§ Task prompt
Within the records below, reproduce without change the lines from the line that has "Write a Python" through the line that has "from matplotlib.patches import Rectangle", and only those.

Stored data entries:
___

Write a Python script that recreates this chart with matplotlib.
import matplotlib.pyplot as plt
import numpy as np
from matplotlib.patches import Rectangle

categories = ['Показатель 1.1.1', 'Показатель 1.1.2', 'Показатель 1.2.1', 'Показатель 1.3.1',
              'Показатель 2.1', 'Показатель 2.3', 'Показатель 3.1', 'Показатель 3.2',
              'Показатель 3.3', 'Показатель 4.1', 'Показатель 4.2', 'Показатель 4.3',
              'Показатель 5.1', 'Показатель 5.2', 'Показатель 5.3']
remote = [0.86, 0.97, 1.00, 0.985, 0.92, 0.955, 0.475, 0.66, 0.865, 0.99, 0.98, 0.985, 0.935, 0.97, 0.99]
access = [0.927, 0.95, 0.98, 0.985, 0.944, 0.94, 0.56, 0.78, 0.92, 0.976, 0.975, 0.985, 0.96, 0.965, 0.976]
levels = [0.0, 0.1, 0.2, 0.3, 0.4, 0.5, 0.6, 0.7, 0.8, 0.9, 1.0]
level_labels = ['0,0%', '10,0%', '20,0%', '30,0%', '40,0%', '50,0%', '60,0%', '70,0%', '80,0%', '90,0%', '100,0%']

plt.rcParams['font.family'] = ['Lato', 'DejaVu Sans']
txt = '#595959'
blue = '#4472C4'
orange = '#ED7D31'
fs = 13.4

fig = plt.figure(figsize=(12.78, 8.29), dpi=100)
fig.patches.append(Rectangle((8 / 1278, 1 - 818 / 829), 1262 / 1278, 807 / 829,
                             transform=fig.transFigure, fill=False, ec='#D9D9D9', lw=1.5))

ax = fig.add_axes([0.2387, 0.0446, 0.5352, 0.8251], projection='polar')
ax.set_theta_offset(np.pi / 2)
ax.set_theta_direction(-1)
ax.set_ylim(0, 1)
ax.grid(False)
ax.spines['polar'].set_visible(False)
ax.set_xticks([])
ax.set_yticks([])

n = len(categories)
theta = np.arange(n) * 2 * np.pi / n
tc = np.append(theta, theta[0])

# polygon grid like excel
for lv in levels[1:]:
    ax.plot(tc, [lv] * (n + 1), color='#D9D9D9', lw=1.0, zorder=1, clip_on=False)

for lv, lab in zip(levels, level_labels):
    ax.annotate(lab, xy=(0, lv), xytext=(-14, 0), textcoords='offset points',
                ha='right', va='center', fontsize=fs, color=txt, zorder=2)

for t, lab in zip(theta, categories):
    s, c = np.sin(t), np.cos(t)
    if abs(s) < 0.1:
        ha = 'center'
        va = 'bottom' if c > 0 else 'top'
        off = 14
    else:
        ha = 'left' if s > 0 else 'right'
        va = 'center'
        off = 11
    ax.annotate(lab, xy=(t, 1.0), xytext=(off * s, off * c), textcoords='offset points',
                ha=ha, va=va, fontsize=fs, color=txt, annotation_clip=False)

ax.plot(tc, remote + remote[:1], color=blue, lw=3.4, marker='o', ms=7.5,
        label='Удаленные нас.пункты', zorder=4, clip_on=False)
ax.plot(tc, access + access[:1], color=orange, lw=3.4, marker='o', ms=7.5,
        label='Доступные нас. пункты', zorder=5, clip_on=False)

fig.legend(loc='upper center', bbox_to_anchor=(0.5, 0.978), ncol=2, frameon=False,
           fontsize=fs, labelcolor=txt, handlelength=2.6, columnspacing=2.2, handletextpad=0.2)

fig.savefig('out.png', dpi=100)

___

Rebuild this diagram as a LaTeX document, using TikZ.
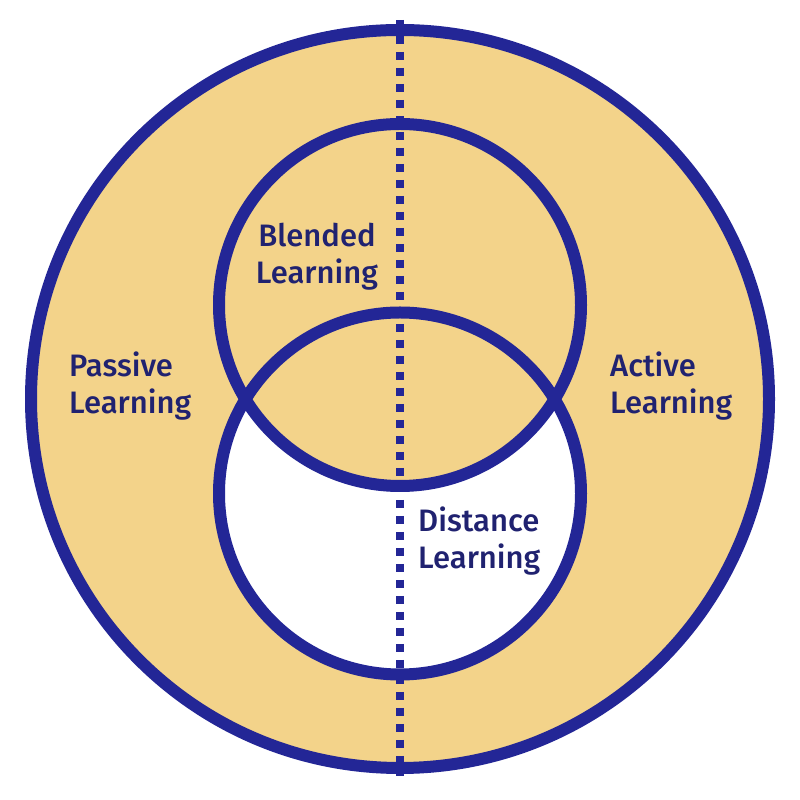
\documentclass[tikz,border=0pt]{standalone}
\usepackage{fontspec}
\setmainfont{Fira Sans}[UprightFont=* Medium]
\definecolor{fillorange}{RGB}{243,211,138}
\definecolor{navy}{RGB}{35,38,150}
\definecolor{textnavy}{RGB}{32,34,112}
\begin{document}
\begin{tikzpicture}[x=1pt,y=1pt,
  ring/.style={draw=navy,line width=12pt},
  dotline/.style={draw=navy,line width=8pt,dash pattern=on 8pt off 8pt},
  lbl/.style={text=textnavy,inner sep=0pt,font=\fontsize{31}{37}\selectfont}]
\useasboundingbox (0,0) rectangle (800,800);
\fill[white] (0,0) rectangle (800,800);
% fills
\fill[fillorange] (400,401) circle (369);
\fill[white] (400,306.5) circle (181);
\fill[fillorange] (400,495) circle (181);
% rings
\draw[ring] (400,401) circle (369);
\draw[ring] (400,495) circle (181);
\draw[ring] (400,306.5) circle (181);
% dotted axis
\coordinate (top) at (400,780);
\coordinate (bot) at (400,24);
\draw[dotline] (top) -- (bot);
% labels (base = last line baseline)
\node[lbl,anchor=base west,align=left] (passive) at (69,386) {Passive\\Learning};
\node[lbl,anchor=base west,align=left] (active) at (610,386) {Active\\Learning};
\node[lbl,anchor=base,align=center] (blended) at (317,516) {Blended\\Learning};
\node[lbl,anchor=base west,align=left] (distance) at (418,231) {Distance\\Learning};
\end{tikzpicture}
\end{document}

___

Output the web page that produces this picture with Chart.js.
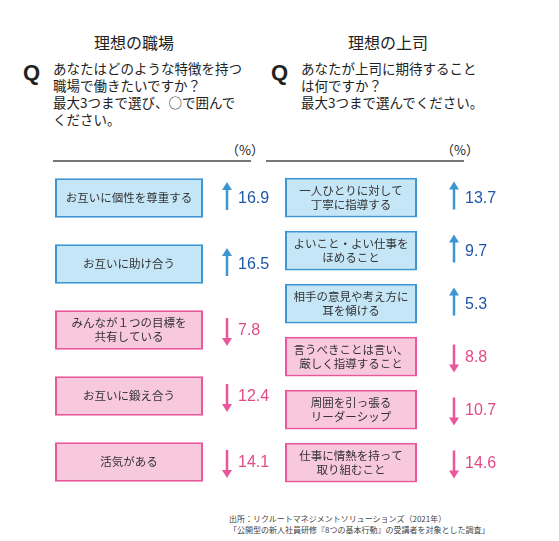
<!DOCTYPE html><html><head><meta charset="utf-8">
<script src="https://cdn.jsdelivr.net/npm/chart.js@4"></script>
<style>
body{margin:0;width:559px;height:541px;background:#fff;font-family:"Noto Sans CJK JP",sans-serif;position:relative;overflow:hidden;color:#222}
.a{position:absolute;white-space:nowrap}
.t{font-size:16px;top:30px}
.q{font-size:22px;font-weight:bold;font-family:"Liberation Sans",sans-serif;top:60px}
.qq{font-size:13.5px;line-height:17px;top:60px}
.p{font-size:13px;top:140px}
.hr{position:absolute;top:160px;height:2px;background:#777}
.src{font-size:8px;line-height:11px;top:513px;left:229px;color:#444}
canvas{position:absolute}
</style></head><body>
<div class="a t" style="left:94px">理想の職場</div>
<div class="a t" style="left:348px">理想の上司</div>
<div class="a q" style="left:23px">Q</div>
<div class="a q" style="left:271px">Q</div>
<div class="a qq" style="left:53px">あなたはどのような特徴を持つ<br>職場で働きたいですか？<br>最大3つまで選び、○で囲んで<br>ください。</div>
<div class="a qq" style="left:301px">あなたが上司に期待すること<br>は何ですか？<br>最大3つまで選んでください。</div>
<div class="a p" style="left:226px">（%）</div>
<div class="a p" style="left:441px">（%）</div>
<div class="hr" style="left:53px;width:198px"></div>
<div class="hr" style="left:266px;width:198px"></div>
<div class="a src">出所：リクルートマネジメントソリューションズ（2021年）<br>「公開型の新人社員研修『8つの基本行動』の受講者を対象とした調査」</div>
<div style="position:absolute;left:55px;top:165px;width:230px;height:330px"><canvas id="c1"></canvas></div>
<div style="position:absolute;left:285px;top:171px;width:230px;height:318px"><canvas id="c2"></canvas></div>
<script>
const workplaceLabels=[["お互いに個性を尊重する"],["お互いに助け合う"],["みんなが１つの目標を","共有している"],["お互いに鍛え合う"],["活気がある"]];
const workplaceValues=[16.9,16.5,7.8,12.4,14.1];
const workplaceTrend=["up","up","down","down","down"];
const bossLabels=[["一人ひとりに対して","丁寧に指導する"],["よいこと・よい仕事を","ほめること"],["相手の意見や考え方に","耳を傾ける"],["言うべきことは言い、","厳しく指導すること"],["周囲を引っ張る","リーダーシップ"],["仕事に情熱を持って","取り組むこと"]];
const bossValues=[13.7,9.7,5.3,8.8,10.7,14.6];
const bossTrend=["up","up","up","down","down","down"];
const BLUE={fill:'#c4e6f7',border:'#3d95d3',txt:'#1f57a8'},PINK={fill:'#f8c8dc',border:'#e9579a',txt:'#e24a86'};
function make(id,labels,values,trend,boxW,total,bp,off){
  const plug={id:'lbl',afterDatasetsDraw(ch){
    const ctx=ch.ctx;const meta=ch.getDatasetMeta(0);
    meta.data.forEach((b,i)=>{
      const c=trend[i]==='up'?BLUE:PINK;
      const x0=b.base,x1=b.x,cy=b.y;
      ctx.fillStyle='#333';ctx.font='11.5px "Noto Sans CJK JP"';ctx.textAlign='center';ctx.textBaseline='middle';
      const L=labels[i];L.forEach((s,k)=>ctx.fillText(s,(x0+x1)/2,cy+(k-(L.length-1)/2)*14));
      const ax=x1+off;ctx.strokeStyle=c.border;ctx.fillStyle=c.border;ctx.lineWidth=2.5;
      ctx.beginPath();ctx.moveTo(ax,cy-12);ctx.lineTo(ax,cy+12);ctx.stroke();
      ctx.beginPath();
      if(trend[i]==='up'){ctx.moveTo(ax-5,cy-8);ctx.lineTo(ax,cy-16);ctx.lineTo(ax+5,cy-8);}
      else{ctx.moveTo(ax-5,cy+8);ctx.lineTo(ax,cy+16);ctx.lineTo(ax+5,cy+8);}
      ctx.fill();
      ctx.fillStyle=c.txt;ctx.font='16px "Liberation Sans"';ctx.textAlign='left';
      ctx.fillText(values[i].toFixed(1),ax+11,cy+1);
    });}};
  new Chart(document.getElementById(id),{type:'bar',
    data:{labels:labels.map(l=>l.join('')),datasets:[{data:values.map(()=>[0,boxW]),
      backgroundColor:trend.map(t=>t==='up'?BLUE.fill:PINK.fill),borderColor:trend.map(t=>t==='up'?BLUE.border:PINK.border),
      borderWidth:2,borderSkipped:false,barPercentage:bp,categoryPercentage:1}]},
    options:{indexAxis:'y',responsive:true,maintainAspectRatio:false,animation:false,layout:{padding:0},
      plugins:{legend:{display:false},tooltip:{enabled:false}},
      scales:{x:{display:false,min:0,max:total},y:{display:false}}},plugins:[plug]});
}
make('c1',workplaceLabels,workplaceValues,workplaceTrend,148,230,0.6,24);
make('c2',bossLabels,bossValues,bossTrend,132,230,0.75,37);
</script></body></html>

___

§ Response to the task
Write a Python script that recreates this chart with matplotlib.
import matplotlib.pyplot as plt
import numpy as np
from matplotlib.patches import Rectangle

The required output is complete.